Bad Food Combining

Bad food combining: the scourge of the body that causes abdominal bloating, stomach gas and fermentation.

In addition to eating great raw organic plant foods, you want to know the rules of food combining. In this post we will cover them in an easy to remember way.

You’re eating raw organic fruits and vegetables, you’ve come a long way from meat and processed foods. But let’s take it up to another level. Are you using good food combining?

Think of your digestive tract as a one-lane expressway. Passing is not an option. So what can you do to to keep things moving?

You may have noticed that animals in the wild don’t combine foods, we’re the only ones who do. They eat one thing at a time, whether it’s plants or fresh kill for the carnivores.

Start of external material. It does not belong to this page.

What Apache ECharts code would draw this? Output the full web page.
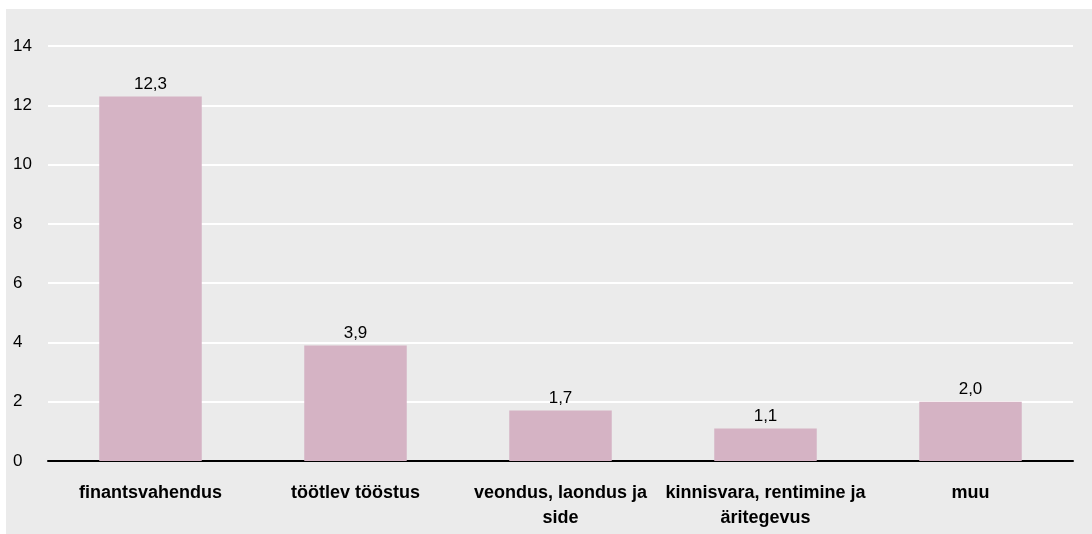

We like to eat a variety of  ~ different} foods and it is really important to follow a few simple rules to maintain good digestion. I learned these from the Hippocrates Health Institute, the leader in raw food health.

Let’s begin with the slowest foods in the digestive tract:

   1. Protein sources are the slowest. For vegans, these come primarily from seeds and nuts although the greens also contain significant amounts. But it’s the seeds and nuts that are slower, taking 4 hours to move through the digestive tract.
   2. Starches are the winter squashes, yams and beans. These are about 3 hours to digest.
   3. Veggies: greens, growing sprouts from sunflower or pea greens, kale, lettuce; in short most of the green veggies. These take about 2 hours.
   4. Fruit — takes 1 hour or less.

What happens when you do improper food combining is that the quicker ones are stopped by the slow ones. To make things even more complicated, the different food groups also require different digestive juices and often cancel each other out as they try to digest it all at once .

So here’s what you do:

   1. Eat protein sources only with veggies.
   2. Eat starches only with veggies.
   3. Veggies go with protein sources or starches, but never both at once.
   4. Fruit: eat unaccompanied and eat it an hour before other food as it passes through very rapidly. You could have fruit an hour before a meal instead of for dessert.

By the way: is tomato vegetable or fruit? FRUIT

And an extra tip: you do need to drink a lot of water, but not with your meals. You are making your body work much harder to digest the food because you are diluting your own gastric juices!